© Leonid Kulik Expedition, Wikipedia
Tunguska: The Largest Recent Impact Event
If you think that the worst that could happen to us is a run on the banks and economic meltdown then think again.

This Monday 27th June 2011 a small asteroid will pass within 8,000 miles of the Earth, a mere hair's breadth by astronomical standards.

NASA's Near Earth Object Observation Programme though is on the watch for those objects that threaten to actually collide with our planet. Their aim is to detect these threats as far ahead as possible, leaving us many years, if not decades or more, to work out how to prevent any collision.

This month 103 years ago a large comet entered the atmosphere and caused an air burst over Podkamennaya Tunguska River, Siberia. As a result some 80 million trees were flattened. The trees nearest the epicentre were still standing but stripped as bare as telephone poles. Although no-one was reported to have died in this event in such a remote area, hundreds of the reindeer the locals relied on for their livelihood were killed.

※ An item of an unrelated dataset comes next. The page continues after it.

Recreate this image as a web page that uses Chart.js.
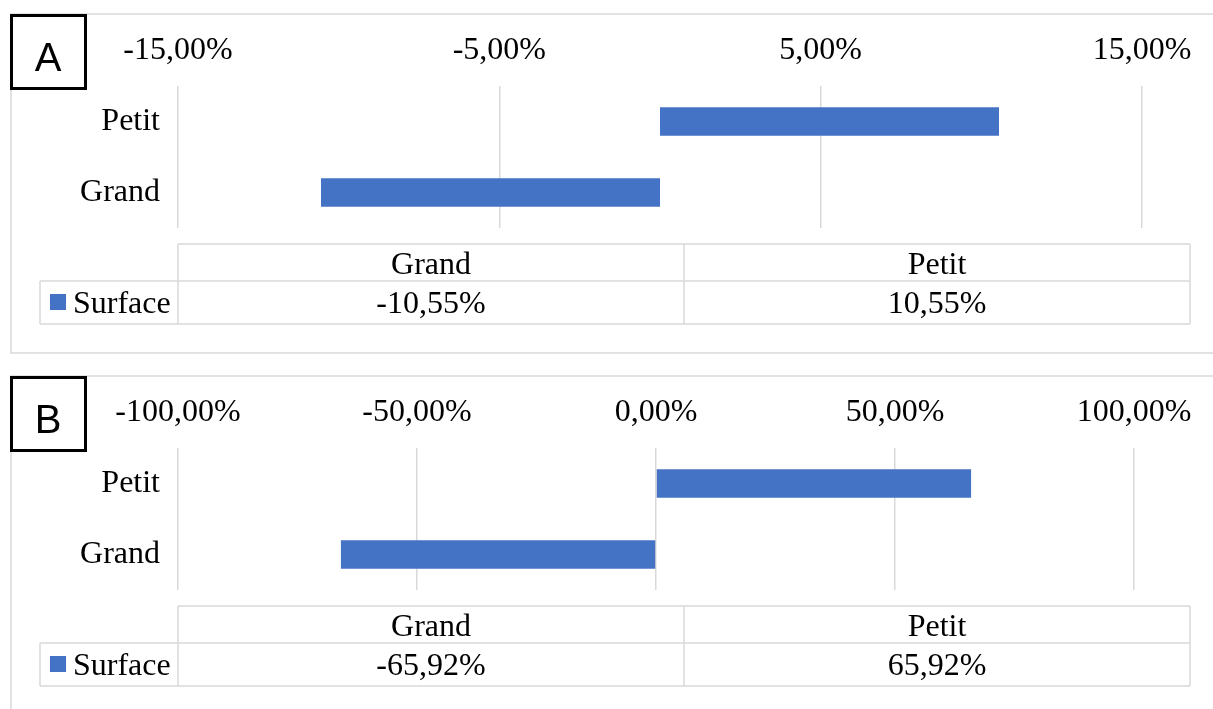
<!DOCTYPE html>
<html lang="fr">
<head>
    <meta charset="UTF-8">
    <title>Surface</title>
    <script src="https://cdn.jsdelivr.net/npm/chart.js"></script>
    <style>
        html, body {
            margin: 0;
            padding: 0;
            background: #fff;
        }
        .panel {
            position: absolute;
            left: 0;
            width: 1213px;
        }
        #panelA { top: 0; height: 362px; }
        #panelB { top: 362px; height: 347px; }
    </style>
</head>
<body>
    <div class="panel" id="panelA"><canvas id="chartA"></canvas></div>
    <div class="panel" id="panelB"><canvas id="chartB"></canvas></div>

    <script>
        // données
        const categories = ['Grand', 'Petit'];
        const seriesName = 'Surface';
        const surfaceA = [-10.55, 10.55];
        const surfaceB = [-65.92, 65.92];
        const axisA = { min: -15, max: 15, step: 10 };
        const axisB = { min: -100, max: 100, step: 50 };

        const BLUE = '#4472C4';
        const LINE = '#d9d9d9';
        const SERIF = '"Liberation Serif", "Times New Roman", serif';

        function pct(v) {
            return v.toFixed(2).replace('.', ',') + '%';
        }

        // cadre, lettre du panneau et tableau de données sous le graphique
        const panelDecor = {
            id: 'panelDecor',
            afterDraw(chart, args, opts) {
                const ctx = chart.ctx;
                const area = chart.chartArea;
                const W = chart.width;
                ctx.save();

                ctx.strokeStyle = LINE;
                ctx.lineWidth = 1.5;
                ctx.beginPath();
                ctx.moveTo(W, 14);
                ctx.lineTo(11, 14);
                ctx.lineTo(11, 353);
                ctx.lineTo(W, 353);
                ctx.stroke();

                // tableau
                const labels = chart.data.labels;
                const values = chart.data.datasets[0].data;
                const left = area.left, right = W - 23, keyLeft = 40;
                const y0 = area.bottom + 16, y1 = y0 + 37, y2 = y1 + 43;
                const colW = (right - left) / labels.length;

                ctx.beginPath();
                ctx.moveTo(left, y0); ctx.lineTo(right, y0);
                ctx.moveTo(keyLeft, y1); ctx.lineTo(right, y1);
                ctx.moveTo(keyLeft, y2); ctx.lineTo(right, y2);
                ctx.moveTo(keyLeft, y1); ctx.lineTo(keyLeft, y2);
                for (let i = 0; i <= labels.length; i++) {
                    const x = left + i * colW;
                    ctx.moveTo(x, y0);
                    ctx.lineTo(x, y2);
                }
                ctx.stroke();

                ctx.fillStyle = '#000';
                ctx.font = '32px ' + SERIF;
                ctx.textAlign = 'center';
                ctx.textBaseline = 'middle';
                labels.forEach((lab, i) => {
                    const cx = left + (i + 0.5) * colW;
                    ctx.fillText(lab, cx, (y0 + y1) / 2 + 3);
                    ctx.fillText(pct(values[i]), cx, (y1 + y2) / 2 + 2);
                });

                ctx.fillStyle = BLUE;
                ctx.fillRect(50, y1 + 13, 16, 16);
                ctx.fillStyle = '#000';
                ctx.textAlign = 'left';
                ctx.fillText(chart.data.datasets[0].label, 73, (y1 + y2) / 2 + 2);

                // lettre
                ctx.fillStyle = '#fff';
                ctx.fillRect(10, 14, 77, 76);
                ctx.strokeStyle = '#000';
                ctx.lineWidth = 3;
                ctx.strokeRect(11.5, 15.5, 74, 73);
                ctx.fillStyle = '#000';
                ctx.font = '40px "Liberation Sans", Arial, sans-serif';
                ctx.textAlign = 'center';
                ctx.textBaseline = 'alphabetic';
                ctx.fillText(opts.letter, 48, 71);

                ctx.restore();
            }
        };

        function makePanel(id, letter, values, range, padRight, padBottom) {
            return new Chart(document.getElementById(id), {
                type: 'bar',
                data: {
                    labels: categories,
                    datasets: [{
                        label: seriesName,
                        data: values,
                        backgroundColor: BLUE,
                        barPercentage: 0.4,
                        categoryPercentage: 1
                    }]
                },
                options: {
                    indexAxis: 'y',
                    responsive: true,
                    maintainAspectRatio: false,
                    animation: false,
                    layout: { padding: { top: 0, left: 0, right: padRight, bottom: padBottom } },
                    plugins: {
                        legend: { display: false },
                        tooltip: { enabled: false },
                        panelDecor: { letter: letter }
                    },
                    scales: {
                        x: {
                            position: 'top',
                            min: range.min,
                            max: range.max,
                            ticks: {
                                stepSize: range.step,
                                callback: v => pct(v),
                                padding: 16,
                                color: '#000',
                                font: { family: SERIF, size: 32 },
                                maxRotation: 0,
                                autoSkip: false
                            },
                            grid: { color: LINE, lineWidth: 1.5, drawTicks: false },
                            border: { display: false },
                            afterFit: s => { s.height = 86; }
                        },
                        y: {
                            reverse: true,
                            grid: { display: false },
                            border: { display: false },
                            ticks: {
                                padding: 10,
                                color: '#000',
                                font: { family: SERIF, size: 32 }
                            },
                            afterFit: s => { s.width = 178; }
                        }
                    }
                },
                plugins: [panelDecor]
            });
        }

        makePanel('chartA', 'A', surfaceA, axisA, 71, 134);
        makePanel('chartB', 'B', surfaceB, axisB, 79, 119);
    </script>
</body>
</html>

At the time the locals thought that they had been cursed by the god Ogdy and their reluctance to talk about it together with difficulties getting to the region meant that it took many years for investigators to find out what had happened. The first scientific team led by Leonid Kulik of the St Petersburg museum did not get to the area for 19 years.

According to NASA the asteroid, which weighed in at 220 million pounds, hit the Earth's atmosphere at 33,500 mph. The asteroid caused the air to heat to 44,500 degrees Fahrenheit and the asteroid released the energy equivalent of 185 Hiroshima 'Little Boy' bombs (this figure varies depending on which source you look at). The Little Boy yielded the equivalent of 13-18 kilotons of TNT.

The asteroid did not actually hit the earth, but it disintegrated with such force that it flattened 20,000 square kilometres of woodland.